Noch schwieriger wird es bei den Vampiren, die offensichtlich eine geistige Kontinuität zu ihrem früheren, lebendigen Ich aufweisen und auch optisch für einen Laien im ersten Augenblick nicht von einem Lebenden zu unterscheiden sind. Viele Vampire entpuppten sich auch als geistreiche und charmante Gesprächspartner. Bleibt natürlich der Konflikt, dass sie zum Überleben auf menschliches Blut angewiesen sind. Was wäre aber nun, wenn sich Menschen z.B. bereit erklären würden, sich in einer Art Blutbordell freiwillig und zum Lustgewinn von Vampiren aussaugen zu lassen? Als eine Art freiwillige, lustvolle Blutspende?

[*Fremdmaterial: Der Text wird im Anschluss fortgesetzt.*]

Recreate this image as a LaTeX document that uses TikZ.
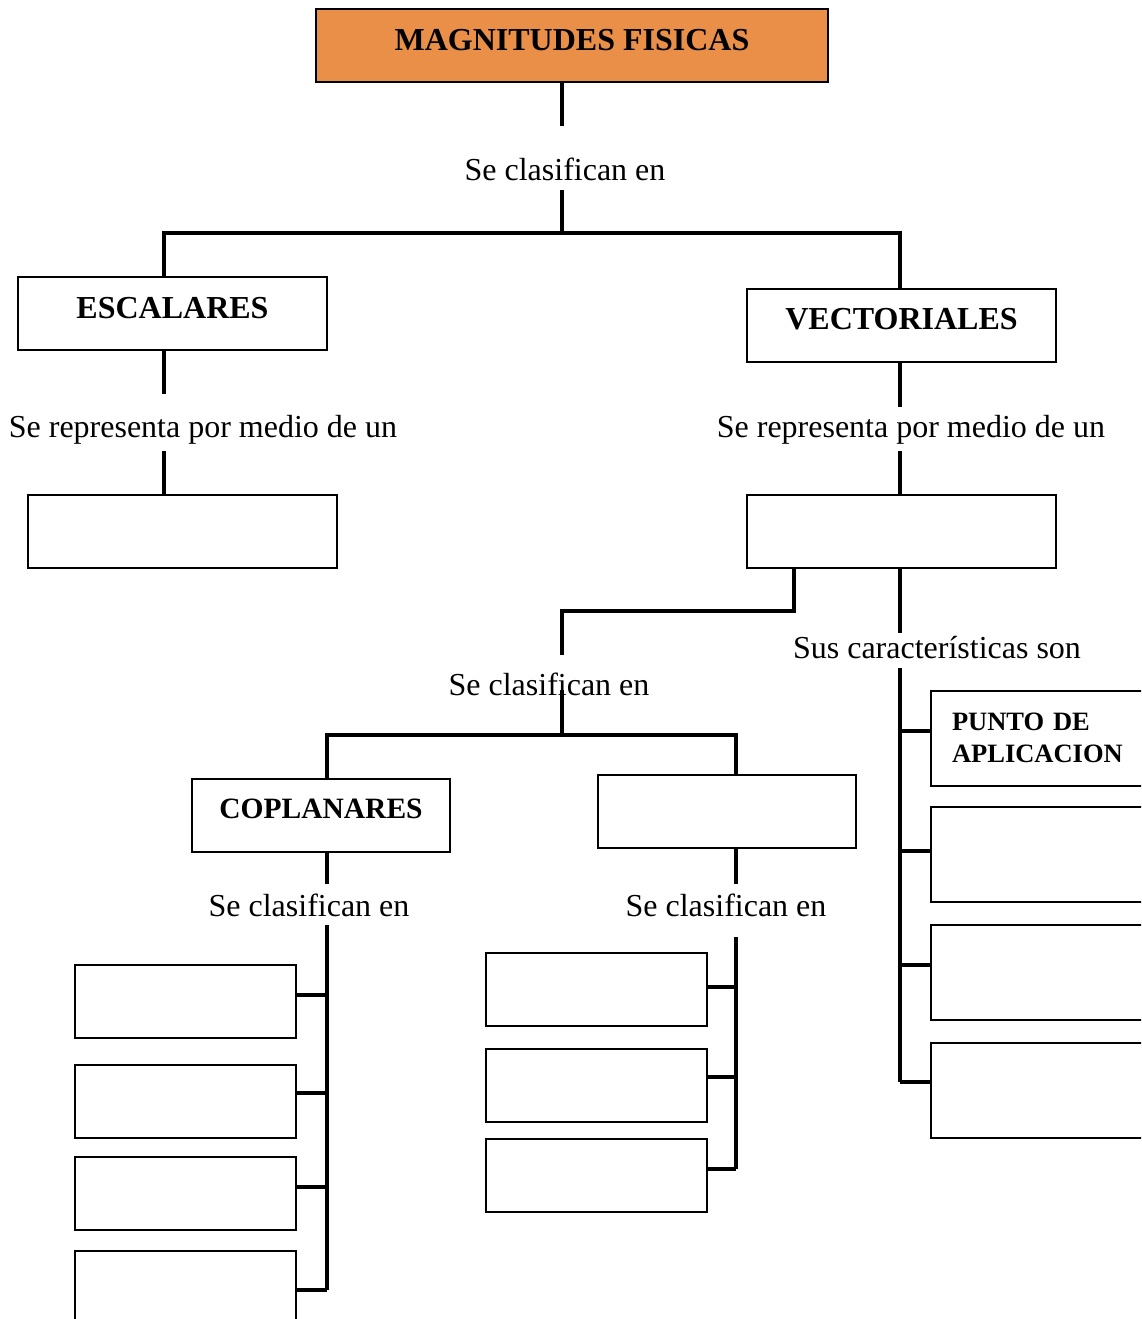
\documentclass[tikz,border=0pt]{standalone}
\usepackage{fontspec}
\setmainfont{Liberation Serif}
\definecolor{naranja}{RGB}{233,143,72}
\tikzset{
  caja/.style={draw, line width=2pt, inner sep=0pt, minimum height=73pt, text depth=12pt,
    font=\bfseries\fontsize{32}{36}\selectfont},
  cajita/.style={draw, line width=2pt, inner sep=0pt, minimum width=221pt, minimum height=73pt},
  cajader/.style={draw, line width=2pt, anchor=west, inner ysep=0pt, inner xsep=21pt,
    text width=209pt, align=left, minimum height=95pt, font=\bfseries\fontsize{26.5}{32}\selectfont},
  texto/.style={inner sep=0pt, font=\fontsize{32}{36}\selectfont},
  linea/.style={line width=4pt}
}
\begin{document}
\begin{tikzpicture}[x=1pt,y=-1pt]
	\useasboundingbox (0,0) rectangle (1141,1319);
	\clip (0,0) rectangle (1141,1319);

	% cabecera
	\node[caja, fill=naranja, minimum width=512pt] (magnitudes) at (572,46) {MAGNITUDES FISICAS};
	\node[texto] (clasif1) at (565,169) {Se clasifican en};
	\coordinate (r1) at (562,233);
	\coordinate (e1) at (164,233);
	\coordinate (v1) at (900,233);
	\draw[linea] (r1 |- magnitudes.south) -- ++(0,43);
	\draw[linea] (r1) -- ++(0,-43);

	% escalares
	\node[caja, minimum width=309pt] (escalares) at (172.5,313.5) {ESCALARES};
	\node[texto] (rep1) at (203,430) {Se representa por medio de un};
	\node[caja, minimum width=309pt] (escrep) at (182.5,531.5) {};
	\draw[linea] (e1 |- escalares.south) -- ++(0,43);
	\draw[linea] (e1 |- escrep.north) -- ++(0,-43);

	% vectoriales
	\node[caja, minimum width=309pt] (vectoriales) at (901.5,325) {VECTORIALES};
	\node[texto] (rep2) at (911,430) {Se representa por medio de un};
	\node[caja, minimum width=309pt] (vecrep) at (901.5,531.5) {};
	\draw[linea] (e1 |- escalares.north) -- (e1) -- (v1) -- (v1 |- vectoriales.north);
	\draw[linea] (v1 |- vectoriales.south) -- ++(0,44);
	\draw[linea] (v1 |- vecrep.north) -- ++(0,-43);

	% clasificacion de vectores
	\coordinate (k1) at (794,611);
	\coordinate (k2) at (562,611);
	\draw[linea] (k1 |- vecrep.south) -- (k1) -- (k2) -- ++(0,44);
	\node[texto] (clasif2) at (549,684) {Se clasifican en};
	\coordinate (r2) at (562,735);
	\coordinate (c1) at (327,735);
	\coordinate (c2) at (736,735);
	\draw[linea] (r2) -- ++(0,-45);
	\node[caja, minimum width=258pt, font=\bfseries\fontsize{29.5}{34}\selectfont] (coplanares) at (321,815) {COPLANARES};
	\node[caja, minimum width=258pt] (vacio) at (727,811) {};
	\draw[linea] (c1 |- coplanares.north) -- (c1) -- (c2) -- (c2 |- vacio.north);

	% coplanares
	\draw[linea] (c1 |- coplanares.south) -- ++(0,31);
	\node[texto] (clasif3) at (309,905) {Se clasifican en};
	\node[cajita] (a1) at (185,1001) {};
	\node[cajita] (a2) at (185,1101) {};
	\node[cajita] (a3) at (185,1193) {};
	\node[cajita] (a4) at (185,1287.5) {};
	\coordinate (t1) at (327,1290);
	\draw[linea] (t1) -- ++(0,-365);
	\draw[linea] ([yshift=6]a1.east) -- ++(32,0);
	\draw[linea] ([yshift=8]a2.east) -- ++(32,0);
	\draw[linea] ([yshift=6]a3.east) -- ++(32,0);
	\draw[linea] (a4.east |- t1) -- (t1);

	% el otro grupo
	\draw[linea] (c2 |- vacio.south) -- ++(0,35);
	\node[texto] (clasif4) at (726,905) {Se clasifican en};
	\node[cajita] (b1) at (596,989) {};
	\node[cajita] (b2) at (596,1085) {};
	\node[cajita] (b3) at (596,1175) {};
	\coordinate (t2) at (736,1169);
	\draw[linea] (t2) -- ++(0,-232);
	\draw[linea] ([yshift=2]b1.east) -- ++(30,0);
	\draw[linea] ([yshift=8]b2.east) -- ++(30,0);
	\draw[linea] (b3.east |- t2) -- (t2);

	% caracteristicas
	\draw[linea] (v1 |- vecrep.south) -- ++(0,64);
	\node[texto] (caract) at (937,648) {Sus características son};
	\node[cajader] (d1) at (930,738) {PUNTO DE\\APLICACION};
	\node[cajader] (d2) at (930,854) {};
	\node[cajader] (d3) at (930,972) {};
	\node[cajader] (d4) at (930,1090) {};
	\coordinate (t3) at (900,1082);
	\draw[linea] (t3) -- ++(0,-414);
	\draw[linea] (d1.west) ++(0,-7) -- (t3 |- 0,731);
	\draw[linea] (d2.west) ++(0,-3) -- (t3 |- 0,851);
	\draw[linea] (d3.west) ++(0,-7) -- (t3 |- 0,965);
	\draw[linea] (d4.west) ++(0,-8) -- (t3);

\end{tikzpicture}
\end{document}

Ist es unter diesen gedanklichen Umständen moralisch vertretbar, einem Vampir einen stumpfen Holzpflock in das Herz zu rammen?

Heidegger trifft Dracula

Mit solchen Gedanken beschäftigen sich die Texte in „Die Untoten und die Philosophie“. Auch wenn das Buch sicherlich im Fahrwasser des anhaltenden Vampir- und Zombie-Booms mit entsprechenden bizarren Blüten, wie „Stolz und Vorurteil und Zombies“ entstanden ist, handelt es sich dabei jedoch überraschenderweise nicht um eine schnell zusammengeklaubte Ansammlung von ulkigen Lebensweisheiten. Das liegt vor allem daran, dass die Autoren zum großen Teil wirklich Philosophen SIND, bzw. entsprechende Lehrstühle an amerikanischen Universitäten inne haben. Entsprechend ernsthaft, wenn auch mit der notwendigen Leichtigkeit und Verständlichkeit, bearbeiten sie dann auch das Thema. Hier trifft wirklich Heidegger auf Dracula. Das ganze ist sehr unterhaltsam und kurzweilig zu lesen. Und vor allem auch durchaus anregend. Wirft es doch ein ganz neues Licht auf viele uns so vertraut gewordene Ansichten über die Untoten. Kann sein, dass man nach dem Buch einiges anders betrachtet. Und vielleicht sogar sich selbst. Denn schließlich ist man beim Versuch einer Abgrenzung (die ja notwendig ist, wenn ich jemandem mit dem Baseballschläger… na, Du weißt schon) auch immer damit konfrontiert, wer man eigentlich selbst ist und was das Wesen des Menschen ausmacht. Im Gegensatz z.B. von einem Zombie, der einem das Hirn ausschlürfen will.